Eglises d'Asie

L’Eglise apporte son soutien à la campagne visant à interdire l’usage, dans l’agriculture philippine, de semences génétiquement modifiées

Publié le 18/03/2010




Le 13 mai dernier, quatre personnes, dont un prêtre de l’Eglise catholique, qui ont entamé une grève de la faim le 22 avril dernier en campant aux portes du ministère philippin de l’Agriculture, à Quezon City, ont rejeté une demande du palais présidentiel les priant de mettre fin à leur mouvement par un geste de “bonne foi”. Roberto Verzola, un des quatre grévistes de la faim, qui est secrétaire général des Philippine Greens, une ONG locale, a répondu que c’était au gouvernement de “montrer sa bonne foi en ne répandant pas les semences de maïs ‘Bt'” tant que la science n’aura pas apporté la preuve de l’innocuité de cette semence, vendue par la firme américaine Monsanto et génétiquement modifiée pour résister à un parasite de cette céréale.

Les semences de maïs ‘Bt’ ont subi une modification génétique pour que la plante produise la protéine Bt (Bacillus thuringienis) afin de rendre la céréale plus performante en termes de rendement et plus résistante à ses parasites naturels. Monsanto, premier producteur de semences au monde, a introduit la nouvelle semence aux Philippines en 2000 par des tests conduits dans la province de Cotabato Sud, à Mindanao. Depuis, les tests ont été étendus et sont menés dans les provinces d’Isabela et de Pangasinan, dans la partie nord du pays. Bien que la plante obtenue à partir de la semence ‘Bt’ montre une bonne résistance aux parasites du maïs, les critiques de la nouvelle semence s’inquiètent des conséquences à terme de son introduction dans la nature. D’une part, indiquent-ils, les parasites peuvent développer à leur tour une résistance à la protéine qui les tient pour l’heure à distance de la céréale et, d’autre part, les pollens de la nouvelle céréale peuvent contaminer les variétés de maïs cultivées localement et mener à des développements imprévisibles.

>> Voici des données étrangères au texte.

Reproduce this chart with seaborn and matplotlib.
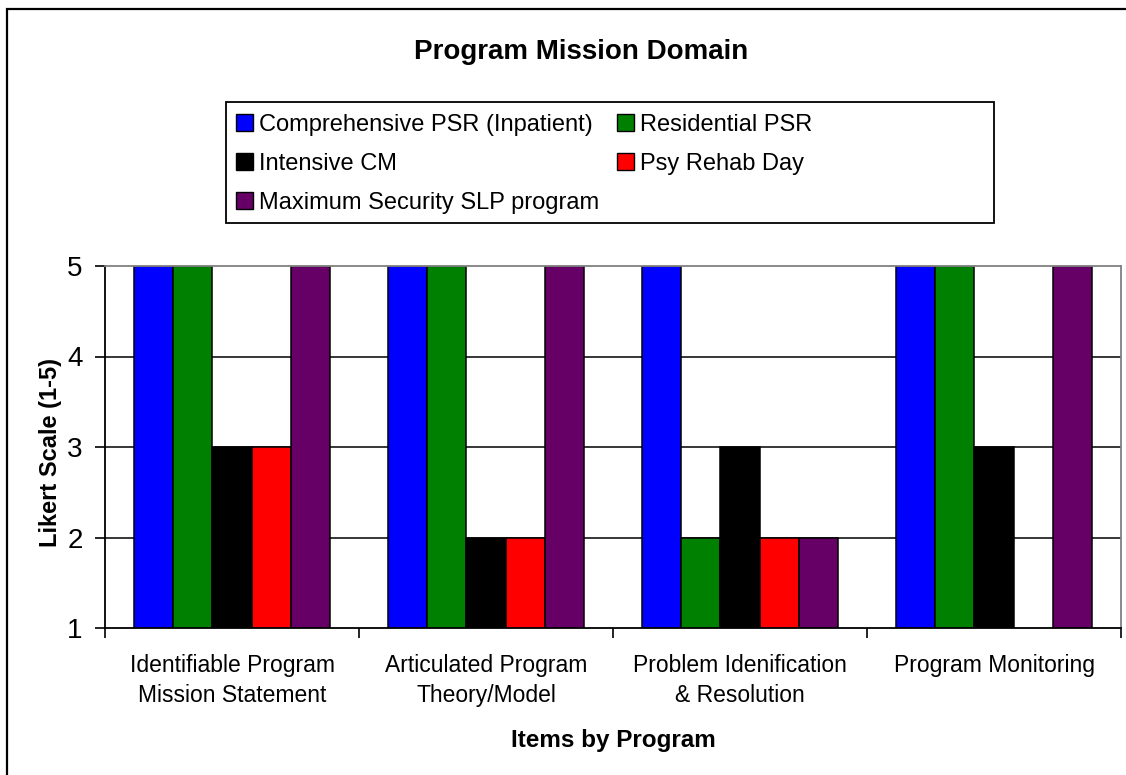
import numpy as np
import pandas as pd
import matplotlib
matplotlib.use("Agg")
import matplotlib.pyplot as plt
from matplotlib.patches import Rectangle
import seaborn as sns

items = ["Identifiable Program\nMission Statement",
         "Articulated Program\nTheory/Model",
         "Problem Idenification\n& Resolution",
         "Program Monitoring"]
programs = ["Comprehensive PSR (Inpatient)", "Residential PSR",
            "Intensive CM", "Psy Rehab Day", "Maximum Security SLP program"]
comprehensive = [5, 5, 5, 5]
residential = [5, 5, 2, 5]
intensive_cm = [3, 2, 3, 3]
psy_rehab = [3, 2, 2, np.nan]
max_security = [5, 5, 2, 5]
colors = ["#0000FF", "#008000", "#000000", "#FF0000", "#660066"]

series = [comprehensive, residential, intensive_cm, psy_rehab, max_security]
rows = []
for prog, vals in zip(programs, series):
    for item, v in zip(items, vals):
        rows.append({"Item": item, "Program": prog, "Score": v})
df = pd.DataFrame(rows)

sns.set_theme(style="white")
plt.rcParams["font.family"] = ["Liberation Sans", "DejaVu Sans"]
for key in ["text.color", "axes.labelcolor", "xtick.color", "ytick.color"]:
    plt.rcParams[key] = "black"

W, H = 1126, 775
fig = plt.figure(figsize=(W / 100, H / 100), dpi=100)
ax = fig.add_axes([105 / W, 1 - 628 / H, 1016 / W, 362 / H])

# grid lines under the bars
for y in [2, 3, 4]:
    ax.axhline(y, color="black", lw=1.1, zorder=0)

sns.barplot(data=df, x="Item", y="Score", hue="Program", order=items,
            hue_order=programs, palette=colors, width=0.77, gap=0,
            edgecolor="black", linewidth=1.1, errorbar=None,
            saturation=1, ax=ax, zorder=2)

ax.set_ylim(1, 5)
ax.set_xlim(-0.5, 3.5)
ax.set_yticks([1, 2, 3, 4, 5])
ax.tick_params(axis="y", left=True, length=7, width=1.2, color="black",
               pad=9, labelsize=20)
ax.set_xticks(range(len(items)))
ax.set_xticklabels(items, fontsize=16.5, linespacing=1.35)
ax.tick_params(axis="x", which="major", length=0, pad=19)
ax.set_xticks(np.arange(-0.5, 4.0, 1.0), minor=True)
ax.tick_params(axis="x", which="minor", bottom=True, length=7, width=1.2,
               color="black")

for side in ["left", "bottom"]:
    ax.spines[side].set_color("black")
    ax.spines[side].set_linewidth(1.3)
for side in ["top", "right"]:
    ax.spines[side].set_color("#808080")
    ax.spines[side].set_linewidth(1.3)

ax.set_xlabel("Items by Program", fontsize=17.5, fontweight="bold", labelpad=16)
ax.set_ylabel("Likert Scale (1-5)", fontsize=17, fontweight="bold")
ax.yaxis.set_label_coords(-0.042, 0.484)

fig.text(581 / W, 1 - 52 / H, "Program Mission Domain", ha="center",
         va="center", fontsize=20, fontweight="bold")

handles, labels = ax.get_legend_handles_labels()
ax.legend_.remove()
for h in handles:
    h.set_linewidth(1.0)
order = [0, 2, 4, 1, 3]  # row-major reading like the original
leg = fig.legend([handles[i] for i in order], [labels[i] for i in order],
                 ncol=2, loc="upper left", bbox_to_anchor=(236 / W, 1 - 114 / H),
                 frameon=False, fontsize=17, handlelength=0.72,
                 handleheight=0.72, handletextpad=0.25, columnspacing=0.75,
                 labelspacing=0.72, borderpad=0, borderaxespad=0)

# legend box, wider than its entries as in the original
fig.patches.append(Rectangle((226 / W, 1 - 223 / H), 768 / W, 121 / H,
                             transform=fig.transFigure, fill=False,
                             edgecolor="black", linewidth=1.3))

# outer chart border
fig.patches.append(Rectangle((7 / W, -0.05), 1.1, 1 - 9 / H + 0.05,
                             transform=fig.transFigure, fill=False,
                             edgecolor="black", linewidth=1.6))

fig.savefig("out.png", dpi=100)
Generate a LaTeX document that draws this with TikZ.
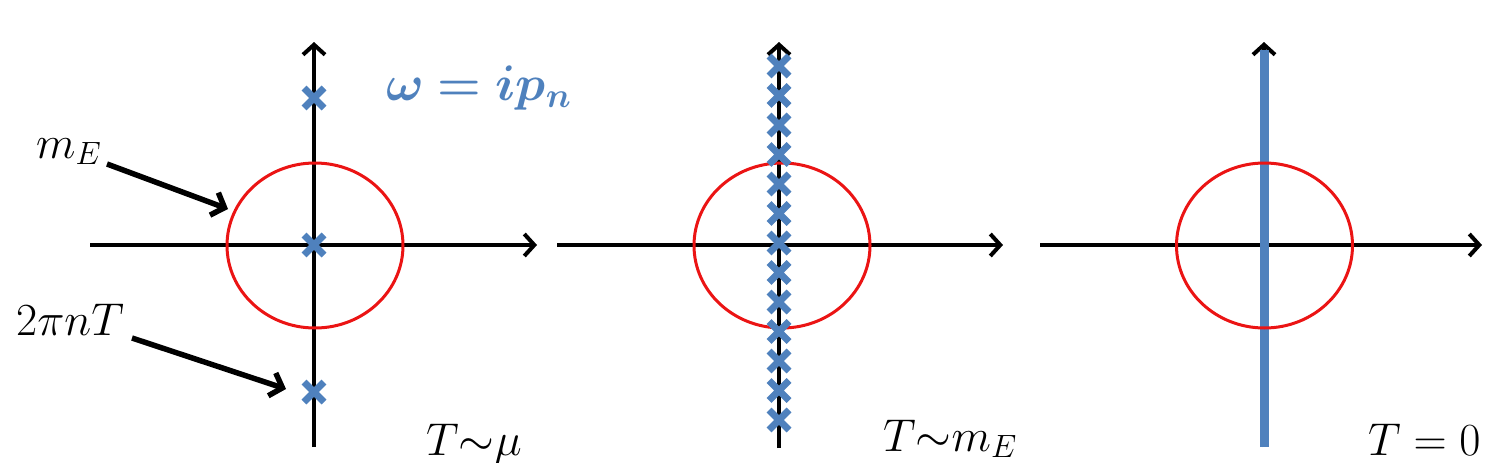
\documentclass[tikz,border=0pt]{standalone}
\usepackage{fix-cm}
\usepackage{amsmath,bm}
\usetikzlibrary{arrows.meta,shapes.misc}
\definecolor{xblue}{RGB}{79,129,189}
\definecolor{cred}{RGB}{235,20,20}
\tikzset{
  axis/.style={line width=4pt,black,-{Straight Barb[length=10pt,width=22pt]}},
  pointer/.style={line width=5.5pt,black,-{Straight Barb[length=11pt,width=24pt]}},
  mcirc/.style={draw=cred,line width=3pt},
  pole/.style={cross out,draw=xblue,line width=7pt,minimum size=13pt,inner sep=0pt},
  lab/.style={inner sep=0pt,font=\fontsize{46}{50}\selectfont},
}
\begin{document}
\begin{tikzpicture}[x=1pt,y=-1pt]
\useasboundingbox (0,0) rectangle (1505,463);
% ---------- panel 1 ----------
\coordinate (h1a) at (90,245);  \coordinate (h1b) at (537,245);
\coordinate (v1a) at (314,447); \coordinate (v1b) at (314,42);
\draw[axis] (h1a) -- (h1b);
\draw[axis] (v1a) -- (v1b);
\draw[mcirc] (315,245.5) ellipse [x radius=88,y radius=82.5];
\node[pole] (p1a) at (314,98) {};
\node[pole] (p1b) at (314,245) {};
\node[pole] (p1c) at (314,392) {};
\node[lab,anchor=base west] (mE) at (36,158) {$m_E$};
\node[lab,anchor=base west] (tpn) at (16,335) {$2\pi nT$};
\coordinate (mEs) at (107,164); \coordinate (mEt) at (228,209);
\coordinate (tps) at (132,338); \coordinate (tpt) at (286,389);
\draw[pointer] (mEs) -- (mEt);
\draw[pointer] (tps) -- (tpt);
\node[lab,anchor=base west,text=xblue,font=\fontsize{50}{54}\selectfont] (om) at (386,100) {$\bm{\omega = i p_n}$};
\node[lab,anchor=base west] (t1) at (426,455) {$T{\sim}\mu$};
% ---------- panel 2 ----------
\coordinate (h2a) at (557,245);  \coordinate (h2b) at (1003,245);
\coordinate (v2a) at (779,448); \coordinate (v2b) at (779,42);
\draw[axis] (h2a) -- (h2b);
\draw[axis] (v2a) -- (v2b);
\draw[mcirc] (782,245.5) ellipse [x radius=88,y radius=82.5];
\foreach \k in {0,...,12}{
  \node[pole] (p2\k) at (779,{66+29.5*\k}) {};
}
\node[lab,anchor=base west] (t2) at (883,451) {$T{\sim}m_E$};
% ---------- panel 3 ----------
\coordinate (h3a) at (1040,245);  \coordinate (h3b) at (1482,245);
\coordinate (v3a) at (1264,447); \coordinate (v3b) at (1264,42);
\coordinate (v3c) at (1264,50);
\draw[axis] (h3a) -- (h3b);
\draw[axis] (v3a) -- (v3b);
\draw[xblue,line width=9pt] (v3a) -- (v3c);
\draw[mcirc] (1264.5,245.5) ellipse [x radius=88,y radius=82.5];
\node[lab,anchor=base west] (t3) at (1368,455) {$T=0$};
\end{tikzpicture}
\end{document}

Les quatre grévistes de la faim, qui n’absorbent que de l’eau et des jus de fruits, demandent au ministre de l’Agriculture, Luis Lorenzo Jr., d’ordonner l’arrachage des champs plantés de maïs ‘Bt’ et la révocation du permis accordé en décembre 2002 autorisant l’importation, la vente et la plantation de la semence en question. Selon Leonardo Montemayor, ministre de l’Agriculture à la date où le permis a été accordé, les autorisations accordées ont été prises “avec une hâte que rien ne justifiait” et sans qu’il soit consulté, contrairement à ce que prévoit la loi.

Le prêtre catholique engagé dans la grève de la faim est le P. Robert Reyes, curé de Notre Dame de la médaille miraculeuse, paroisse de Manille. Connu de longue date pour son engagement en faveur de diverses causes sociales, il s’est joint sans hésiter à ce combat aux implications tant environnementales qu’économiques et sociales. En février dernier, la Conférence épiscopale s’était manifestée sur le sujet. En collaboration avec le biochimiste Ho Mae-Wan, directeur de of Science in Society, basé à Londres, les évêques avaient écrit à la présidente Arroyo pour lui demander de retirer le permis accordé à la firme Monsanto. “En l’absence de facteur humain impératif, argumentaient les évêques, il n’y a pas de raison valable d’introduire à la hâte une nouvelle technologie non suffisamment testée tant que nous n’aurons pas la certitude de son utilité et de son innocuité.” Commentant la grève de la faim menée devant le ministère de l’Agriculture, grève de la faim imitée depuis par plusieurs centaines de paysans à travers le pays, l’évêque de Marbel, diocèse situé à Cotabato Sud, a déclaré que le jeûne devait être préféré à la grève de la faim pour manifester son désaccord avec la politique gouvernementale. Il a également ajouté que la présidente n’avait pas écouté la Conférence épiscopale sur ce dossier, sous-entendant que le gouvernement était plus sensible aux pressions américaines qu’à celles de l’Eglise.